The Agreement shall be governed by the laws of the State of Virginia, exclusive of its choice of law principles, and the laws of the United States of America, as applicable. The Agreement shall not be governed by the United Nations Convention on the International Sale of Goods. EXCLUSIVE VENUE FOR ALL DISPUTES ARISING OUT OF OR RELATING TO THE AGREEMENT SHALL BE THE STATE AND FEDERAL COURTS IN FAIRFAX COUNTY, VISIBA, AND EACH PARTY AGREES NOT TO DISPUTE SUCH PERSONAL JURISDICTION AND WAIVES ALL OBJECTIONS THERETO.

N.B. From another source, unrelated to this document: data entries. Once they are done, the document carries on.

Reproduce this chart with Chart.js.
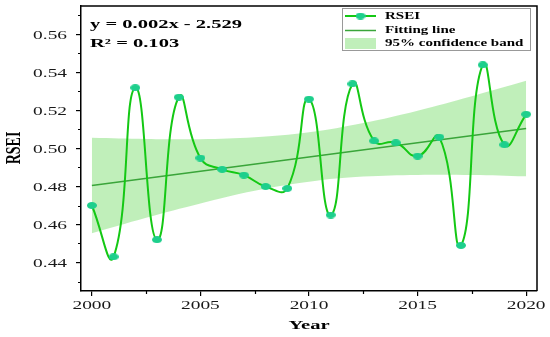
<!DOCTYPE html>
<html><head><meta charset="utf-8">
<script src="https://cdn.jsdelivr.net/npm/chart.js@4.4.1/dist/chart.umd.min.js"></script>
<style>html,body{margin:0;padding:0;background:#fff}#wrap{width:550px;height:337px;position:relative}</style>
</head><body><div id="wrap"><canvas id="c" width="550" height="337"></canvas></div>
<script>
// ---- data ----
const years = [2000,2001,2002,2003,2004,2005,2006,2007,2008,2009,2010,2011,2012,2013,2014,2015,2016,2017,2018,2019,2020];
const rsei  = [0.470,0.443,0.532,0.452,0.527,0.495,0.489,0.486,0.480,0.479,0.526,0.465,0.534,0.504,0.503,0.496,0.506,0.449,0.544,0.502,0.518];
const fitYears  = [2000, 2020];
const fitValues = [0.4805, 0.5105];
const bandYears = [2000, 2002.5, 2005, 2007.5, 2010, 2012.5, 2015, 2017.5, 2020];
const bandUpper = [0.5056, 0.5050, 0.5049, 0.5059, 0.5085, 0.5134, 0.5199, 0.5275, 0.5356];
const bandLower = [0.4554, 0.4636, 0.4711, 0.4777, 0.4825, 0.4852, 0.4861, 0.4861, 0.4854];
const xMinorTicks = [2002.5, 2007.5, 2012.5, 2017.5];
const yMinorTicks = [0.43, 0.45, 0.47, 0.49, 0.51, 0.53, 0.55, 0.57];
const xTitle = 'Year';
const yTitle = 'RSEI';
const equationText = 'y = 0.002x - 2.529';
const r2Text = 'R² = 0.103';
const legendLabels = ['RSEI', 'Fitting line', '95% confidence band'];

const C_LINE = '#14c814', C_PT = '#1dcf8c', C_FIT = '#3aa53a', C_BAND = 'rgba(150,228,140,0.6)';
const SERIF = '"Liberation Serif","Times New Roman",serif';
const SX = 1.55; // horizontal stretch of the reference's lettering

function ellipseCanvas(w, h, color) {
  const cv = document.createElement('canvas'); cv.width = w; cv.height = h;
  const g = cv.getContext('2d'); g.fillStyle = color;
  g.beginPath(); g.ellipse(w/2, h/2, w/2, h/2, 0, 0, Math.PI*2); g.fill();
  return cv;
}
const dot = ellipseCanvas(10, 7, C_PT);

const toXY = (xs, ys) => xs.map((x, i) => ({x, y: ys[i]}));

function sText(ctx, t, x, y, font, sx, align, color) {
  ctx.save();
  ctx.translate(x, y); ctx.scale(sx, 1);
  ctx.font = font; ctx.textAlign = align; ctx.textBaseline = 'middle';
  ctx.fillStyle = color || '#000';
  ctx.fillText(t, 0, 0);
  ctx.restore();
}

const extras = {
  id: 'extras',
  afterDraw(chart) {
    const ctx = chart.ctx, a = chart.chartArea, xs = chart.scales.x, ys = chart.scales.y;
    ctx.save();
    ctx.strokeStyle = '#000'; ctx.lineWidth = 1.5;
    ctx.beginPath();
    ctx.moveTo(a.left, a.top); ctx.lineTo(a.right, a.top); ctx.lineTo(a.right, a.bottom);
    ctx.stroke();
    ctx.lineWidth = 1.2;
    ctx.beginPath();
    xMinorTicks.forEach(v => { const p = Math.round(xs.getPixelForValue(v)) + 0.5; ctx.moveTo(p, a.bottom); ctx.lineTo(p, a.bottom + 3); });
    yMinorTicks.forEach(v => { const p = Math.round(ys.getPixelForValue(v)) + 0.5; ctx.moveTo(a.left, p); ctx.lineTo(a.left - 3, p); });
    ctx.stroke();
    // tick labels (stretched like the reference)
    const tickFont = '12.5px ' + SERIF;
    xs.ticks.forEach(t => sText(ctx, String(t.value), xs.getPixelForValue(t.value), 306, tickFont, SX, 'center', '#1a1a1a'));
    ys.ticks.forEach(t => sText(ctx, t.value.toFixed(2), 67, ys.getPixelForValue(t.value) + 1, tickFont, SX, 'right', '#1a1a1a'));
    // axis titles
    sText(ctx, xTitle, 309, 325.5, 'bold 12.5px ' + SERIF, 1.65, 'center');
    ctx.save();
    ctx.translate(15, 148); ctx.rotate(-Math.PI/2); ctx.scale(1, 1.45);
    ctx.font = 'bold 14px ' + SERIF; ctx.textAlign = 'center'; ctx.textBaseline = 'middle'; ctx.fillStyle = '#000';
    ctx.fillText(yTitle, 0, 0);
    ctx.restore();
    // equation
    sText(ctx, equationText, 90, 25, 'bold 13px ' + SERIF, 1.58, 'left');
    sText(ctx, r2Text, 90, 43.5, 'bold 13px ' + SERIF, 1.58, 'left');
    // legend
    ctx.strokeStyle = '#999'; ctx.lineWidth = 1;
    ctx.strokeRect(342.5, 8.5, 188, 42);
    const rows = [16, 30.5, 43.5];
    ctx.strokeStyle = C_LINE; ctx.lineWidth = 2;
    ctx.beginPath(); ctx.moveTo(345, rows[0]); ctx.lineTo(376, rows[0]); ctx.stroke();
    ctx.drawImage(dot, 360.5 - 5, rows[0] - 3.5);
    ctx.strokeStyle = C_FIT; ctx.lineWidth = 1.5;
    ctx.beginPath(); ctx.moveTo(345, rows[1]); ctx.lineTo(376, rows[1]); ctx.stroke();
    ctx.fillStyle = C_BAND; ctx.fillRect(345, 38, 31, 11);
    legendLabels.forEach((t, i) => sText(ctx, t, 385, rows[i], 'bold 10px ' + SERIF, 1.5, 'left'));
    ctx.restore();
  }
};

new Chart(document.getElementById('c'), {
  type: 'line',
  data: {
    datasets: [
      { label: 'RSEI', data: toXY(years, rsei), borderColor: C_LINE, borderWidth: 2, tension: 0.5,
        pointStyle: dot, pointRadius: 4, backgroundColor: C_PT, order: 0, fill: false },
      { label: 'Fitting line', data: toXY(fitYears, fitValues), borderColor: C_FIT, borderWidth: 1.5,
        pointRadius: 0, order: 1, fill: false },
      { label: 'upper', data: toXY(bandYears, bandUpper), borderWidth: 0, borderColor: 'rgba(0,0,0,0)',
        pointRadius: 0, tension: 0.4, fill: '+1', backgroundColor: C_BAND, order: 2 },
      { label: 'lower', data: toXY(bandYears, bandLower), borderWidth: 0, borderColor: 'rgba(0,0,0,0)',
        pointRadius: 0, tension: 0.4, fill: false, order: 3 }
    ]
  },
  options: {
    responsive: false, animation: false, devicePixelRatio: 1,
    layout: { padding: { top: 6, right: 13, left: 0, bottom: 0 } },
    plugins: { legend: { display: false }, tooltip: { enabled: false } },
    scales: {
      x: {
        type: 'linear', min: 1999.5, max: 2020.5,
        ticks: { display: false, stepSize: 5, includeBounds: false },
        grid: { drawOnChartArea: false, drawTicks: true, tickLength: 5, color: '#000', lineWidth: 1.2 },
        border: { display: true, color: '#000', width: 1.5 },
        title: { display: false },
        afterFit: s => { s.height = 46; }
      },
      y: {
        min: 0.425, max: 0.575,
        ticks: { display: false, stepSize: 0.02, includeBounds: false },
        grid: { drawOnChartArea: false, drawTicks: true, tickLength: 5, color: '#000', lineWidth: 1.2 },
        border: { display: true, color: '#000', width: 1.5 },
        title: { display: false },
        afterFit: s => { s.width = 81; }
      }
    }
  },
  plugins: [extras]
});
</script></body></html>
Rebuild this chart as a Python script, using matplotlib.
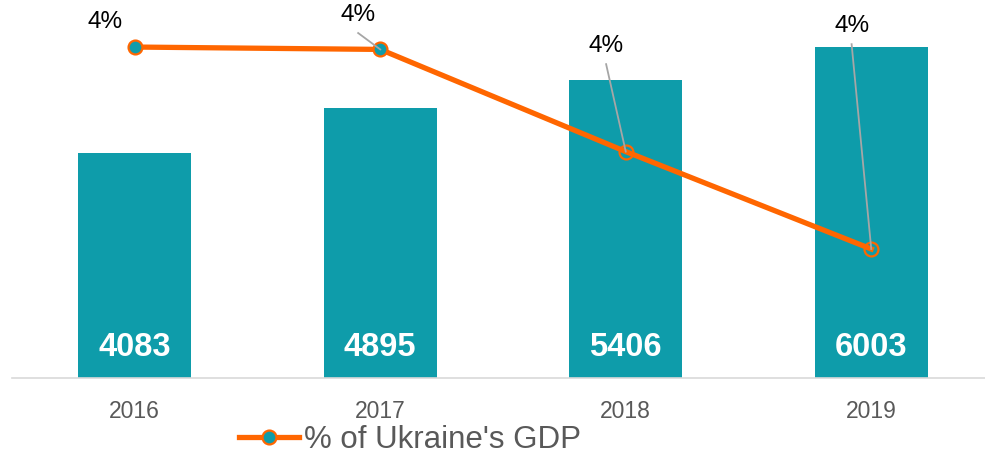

Each party acknowledges and agrees that the other party retains exclusive ownership and rights in its trademarks, service marks, trade secrets, inventions, copyrights, and other intellectual property. Neither party may use the other party's name or trade mark without the other party's prior written consent. The parties intend for their relationship to be that of independent contractors and not a partnership, joint venture, or employer/employee. Neither party will represent itself to be agent of the other. Each party acknowledges that it has no power or authority to bind the other on any agreement and that it will not represent to any person that it has such power or authority. This Agreement may be amended only by a formal written agreement signed by both parties. The terms on Customer's purchase order or other business forms are not binding on Visiba unless they are expressly incorporated into a formal written agreement signed by both parties. A party's failure or delay in enforcing any provision of the Agreement will not be deemed a waiver of that party's rights with respect to that provision or any other provision of the Agreement. A party's waiver of any of its right under the Agreement is not a waiver of any of its other rights with respect to a prior, contemporaneous or future occurrence, whether similar in nature or not. The captions in the Agreement are not part of the Agreement, but are for the convenience of the parties. The following provisions will survive expiration or termination of the Agreement: Fees, indemnity obligations, provisions limiting liability and disclaiming warranties, provisions regarding ownership of intellectual property, these miscellaneous provisions, and other provisions that by their nature are intended to survive termination of the Agreement. There are no third party beneficiaries to the Agreement. Neither insurers nor the customers of resellers are third party beneficiaries to the Agreement. Customer may not transfer the Agreement without Visiba's prior written consent. Visiba's approval for assignment is contingent on the assignee meeting Visiba's credit approval criteria. Visiba may assign the Agreement in whole or in part.
This Agreement together with the Order and AUP constitutes the complete and exclusive agreement between the parties regarding its subject matter and supersedes and replaces any prior understanding or communication, written or oral.